Fellowship / Fellows

Wendy Gan

  • 2015–2016
  • Humanities
  • Radcliffe-Harvard Yenching Institute Fellow
  • University of Hong Kong (China)
Headshot of Wendy Gan
Photo Courtesy of Tony Rinaldo

This information is accurate as of the fellowship year indicated for each fellow.

Wendy Gan is an associate professor in the School of English at the University of Hong Kong. Her research has in the past concentrated on questions of gender and modernity in early-20th-century British writing and on Hong Kong film. More recently, however, her focus has turned to the different imaginings of China in British and American middlebrow texts from the interwar period.
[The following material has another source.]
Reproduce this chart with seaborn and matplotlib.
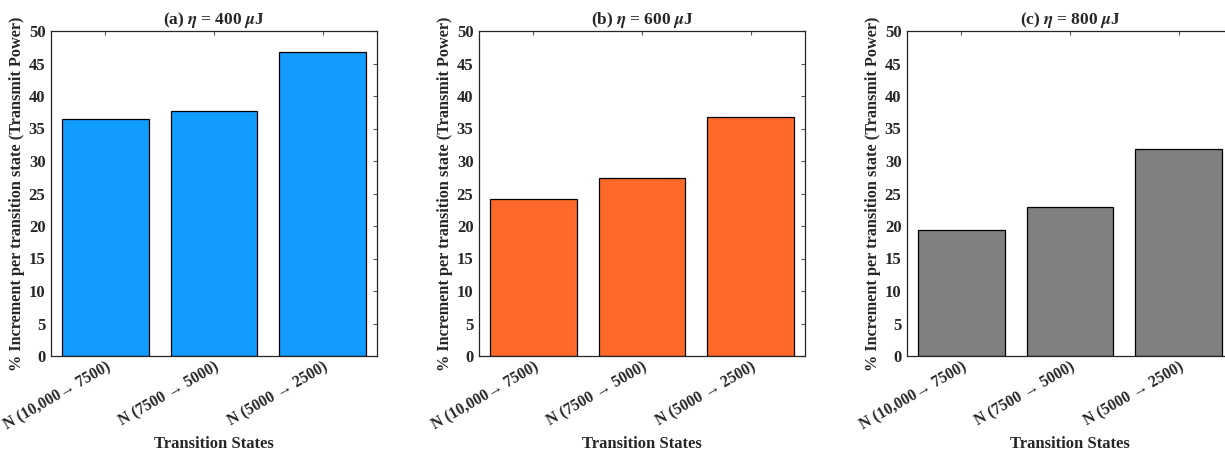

At Radcliffe, Gan is working on a new book examining comic representations of China and the Chinese in British and American writing between 1880 and 1945. The recourse to “funniness” in the face of alien difference is the starting point of this project. Why do we smile, laugh, or make a joke when confronted with a world that operates differently from what we know and expect? What happens when our idea of the alien other is inflected with laughter? This project is interested in placing under closer scrutiny the uses of humor and its cognates—comedy, jokes, the comic anecdote—in literary texts concerned with constructing the Chinese other. It aims to recover the fraught complexities of comic representations in a cross-cultural context, highlighting the displaced anxieties and hopes that an exotic Oriental other evokes.

Gan completed her PhD at King’s College London. She is the author of Fruit Chan's Durian Durian (Hong Kong Univresity Press, 2005) and Women, Privacy, and Modernity in Early Twentieth-Century British Writing (Palgrave Macmillan, 2009). She was also a recipient of a 2015–2016 short-term fellowship from the Huntington Library.